Historical Figure- Desmond Tutu

Desmond Tutu is a social activist and a retired Anglican bishop who rose to fame during the 1980s as one of the chief opponents of apartheid in South Africa. He was the first black South African to be appointed Archbishop of Cape Town. He also served as the bishop of Johannesburg and the bishop of Lesotho.

Tutu first became active in the fight against apartheid after the 1976 Soweto riots, which soon developed into a massive uprising. Tutu supported an economic boycott of the country as a means of putting pressure on the government to end apartheid.
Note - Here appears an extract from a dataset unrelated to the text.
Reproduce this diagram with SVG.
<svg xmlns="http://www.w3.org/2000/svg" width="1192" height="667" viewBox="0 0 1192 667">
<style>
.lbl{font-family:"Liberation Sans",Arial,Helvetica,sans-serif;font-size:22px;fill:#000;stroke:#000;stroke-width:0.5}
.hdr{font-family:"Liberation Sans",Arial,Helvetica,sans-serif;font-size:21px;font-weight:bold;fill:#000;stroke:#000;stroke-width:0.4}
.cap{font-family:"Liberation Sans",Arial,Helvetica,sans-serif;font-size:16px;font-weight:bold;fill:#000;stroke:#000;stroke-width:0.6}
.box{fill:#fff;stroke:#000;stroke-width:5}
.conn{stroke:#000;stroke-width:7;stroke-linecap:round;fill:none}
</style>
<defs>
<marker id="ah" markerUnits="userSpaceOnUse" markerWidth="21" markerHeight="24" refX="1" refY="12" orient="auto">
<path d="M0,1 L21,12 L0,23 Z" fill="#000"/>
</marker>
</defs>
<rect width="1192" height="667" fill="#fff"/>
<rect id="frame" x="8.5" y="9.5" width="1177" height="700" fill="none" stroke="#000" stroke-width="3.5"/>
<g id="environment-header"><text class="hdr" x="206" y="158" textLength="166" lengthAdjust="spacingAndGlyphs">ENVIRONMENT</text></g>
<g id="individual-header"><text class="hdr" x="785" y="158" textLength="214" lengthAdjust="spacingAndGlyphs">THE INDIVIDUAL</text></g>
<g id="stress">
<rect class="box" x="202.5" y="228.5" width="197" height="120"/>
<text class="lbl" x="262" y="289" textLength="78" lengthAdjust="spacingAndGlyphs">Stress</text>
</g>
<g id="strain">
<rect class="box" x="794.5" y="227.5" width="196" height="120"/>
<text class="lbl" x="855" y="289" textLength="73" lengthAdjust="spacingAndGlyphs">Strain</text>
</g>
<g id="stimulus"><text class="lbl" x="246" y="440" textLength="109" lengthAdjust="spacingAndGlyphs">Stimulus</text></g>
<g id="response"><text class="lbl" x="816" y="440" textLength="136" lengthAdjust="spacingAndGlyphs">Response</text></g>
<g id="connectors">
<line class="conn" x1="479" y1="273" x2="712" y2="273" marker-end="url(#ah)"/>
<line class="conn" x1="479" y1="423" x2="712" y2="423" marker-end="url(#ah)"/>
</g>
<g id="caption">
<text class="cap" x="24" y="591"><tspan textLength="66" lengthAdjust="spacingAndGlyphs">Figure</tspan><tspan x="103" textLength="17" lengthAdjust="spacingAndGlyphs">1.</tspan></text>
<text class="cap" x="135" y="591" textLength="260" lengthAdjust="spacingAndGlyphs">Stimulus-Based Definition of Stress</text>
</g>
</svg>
He opposed Ronald Reagan’s policy of “constructive engagement,” which advocated “friendly persuasion” as a means of dealing with South Africa. Instead, Tutu endorsed the idea of disinvestment. Although this method hit the poor the hardest, Tutu argued that at least they would be suffering for a reason. In 1985, the US and the UK, two of South Africa’s primary investors, stopped all investments. As a result, the value of the Rand plunged more than 35% and put enormous pressure on the South African government to move toward reform.

In 1978, after serving as bishop of Lesotho, he became the Secretary-General of the South African Council of Churches. With the support of nearly all churches, Tutu continued the fight against apartheid through his powerful writings and lectures, as well as several peaceful protests. As vigorous as his opposition to apartheid was, he frequently condemned the violent tactics used by other anti-apartheid groups such as the African National Congress. He compared apartheid to Nazism and Communism in lectures both domestic and abroad.As a result of his outspoken criticism and rising profile, the South African government revoked his passport twice and even jailed him briefly after a peaceful protest.
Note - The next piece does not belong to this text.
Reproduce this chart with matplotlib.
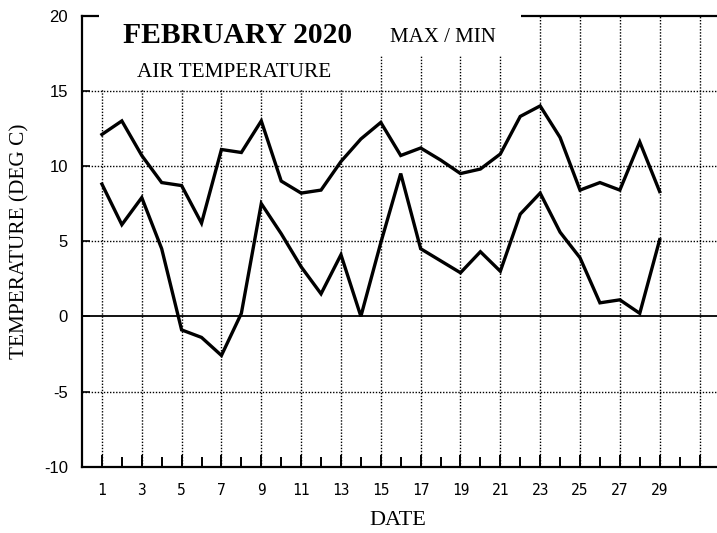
import matplotlib
matplotlib.use("Agg")
import matplotlib.pyplot as plt
from matplotlib.patches import Rectangle
from matplotlib.ticker import FixedLocator, NullFormatter

# Daily air temperature, February 2020 (deg C)
days = list(range(1, 30))
max_temp = [12.1, 13.0, 10.7, 8.9, 8.7, 6.2, 11.1, 10.9, 13.0, 9.0,
            8.2, 8.4, 10.3, 11.8, 12.9, 10.7, 11.2, 10.4, 9.5, 9.8,
            10.8, 13.3, 14.0, 11.9, 8.4, 8.9, 8.4, 11.6, 8.3]
min_temp = [8.8, 6.1, 7.9, 4.5, -0.9, -1.4, -2.6, 0.2, 7.5, 5.5,
            3.3, 1.5, 4.1, 0.0, 4.9, 9.5, 4.5, 3.7, 2.9, 4.3,
            3.0, 6.8, 8.2, 5.6, 3.9, 0.9, 1.1, 0.2, 5.1]

x_major = list(range(1, 32, 2))
x_minor = list(range(2, 32, 2))
x_labels = [str(d) for d in range(1, 30, 2)] + [""]
y_ticks = [-10, -5, 0, 5, 10, 15, 20]
y_grid = [-5, 5, 10, 15]

W, H = 717, 533
fig = plt.figure(figsize=(W / 100, H / 100), dpi=100)
plt.rcParams["axes.unicode_minus"] = False

# axes box in pixel terms
L, R, T, B = 82.0, 717.0, 15.7, 466.7
ax = fig.add_axes([L / W, 1 - B / H, (R - L) / W, (B - T) / H])
ax.set_xlim(0, (R - L) / 19.92)
ax.set_ylim(-10, 20)

ax.spines["right"].set_visible(False)
for side in ("left", "bottom", "top"):
    ax.spines[side].set_linewidth(1.6)
    ax.spines[side].set_zorder(4)

# dotted grid
dot = dict(color="black", linewidth=1.0, linestyle=(0, (1, 1.2)), zorder=1)
for xv in x_major:
    ax.axvline(xv, **dot)
for yv in y_grid:
    ax.axhline(yv, **dot)
ax.axhline(0, color="black", linewidth=1.3, zorder=1.5)

ax.plot(days, max_temp, color="black", linewidth=2.4, zorder=2,
        solid_joinstyle="miter")
ax.plot(days, min_temp, color="black", linewidth=2.4, zorder=2,
        solid_joinstyle="miter")

ax.xaxis.set_major_locator(FixedLocator(x_major))
ax.xaxis.set_minor_locator(FixedLocator(x_minor))
ax.set_xticklabels(x_labels)
ax.xaxis.set_minor_formatter(NullFormatter())
ax.tick_params(axis="x", which="major", direction="in", length=8.5, width=1.4,
               pad=12, labelsize=10.5)
ax.tick_params(axis="x", which="minor", direction="in", length=7, width=1.4)
for lab in ax.get_xticklabels():
    lab.set_fontfamily("DejaVu Sans Mono")

ax.set_yticks(y_ticks)
ax.tick_params(axis="y", which="major", direction="in", length=6, width=1.2,
               pad=10, labelsize=12)
for lab in ax.get_yticklabels():
    lab.set_fontfamily("Liberation Sans")

# white panels behind the heading text
def px_box(x0, y0, x1, y1):
    ax0 = (x0 - L) / (R - L)
    ax1 = (x1 - L) / (R - L)
    ay0 = (B - y1) / (B - T)
    ay1 = (B - y0) / (B - T)
    ax.add_patch(Rectangle((ax0, ay0), ax1 - ax0, ay1 - ay0,
                           transform=ax.transAxes, facecolor="white",
                           edgecolor="none", zorder=4.5, clip_on=False))

px_box(99, 5, 521, 56)
px_box(99, 56, 356, 90)

serif = "Liberation Serif"
def ftext(px, py, s, **kw):
    fig.text(px / W, 1 - py / H, s, family=serif, zorder=6, **kw)

ftext(122.7, 43.3, "FEBRUARY 2020", fontsize=21.3, fontweight="bold",
      ha="left", va="baseline")
ftext(390, 41.7, "MAX / MIN", fontsize=15, ha="left", va="baseline")
ftext(137.3, 76.7, "AIR TEMPERATURE", fontsize=15.3, ha="left", va="baseline")
ftext(20, 241.5, "TEMPERATURE (DEG C)", fontsize=15.3, rotation=90,
      ha="center", va="center")
ftext(398, 525, "DATE", fontsize=16, ha="center", va="baseline")

fig.savefig("out.png", dpi=100)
Since the fall of the apartheid, Tutu has remained an activist and humanitarian. He has used his high profile international reputation to bring public attention to several important causes such as AIDS, homophobia, tuberculosis, transphobia, poverty and racism. He received the Nobel Peace Prize in 1984, the Albert Schweitzer Prize for Humanitarianism in 1986, the Presidential Medal of Freedom in 2009, as well as countless other awards and recognitions. He also remained active in the politics of South Africa after apartheid, criticizing what he saw to be continued political corruption particularly within the African National Congress.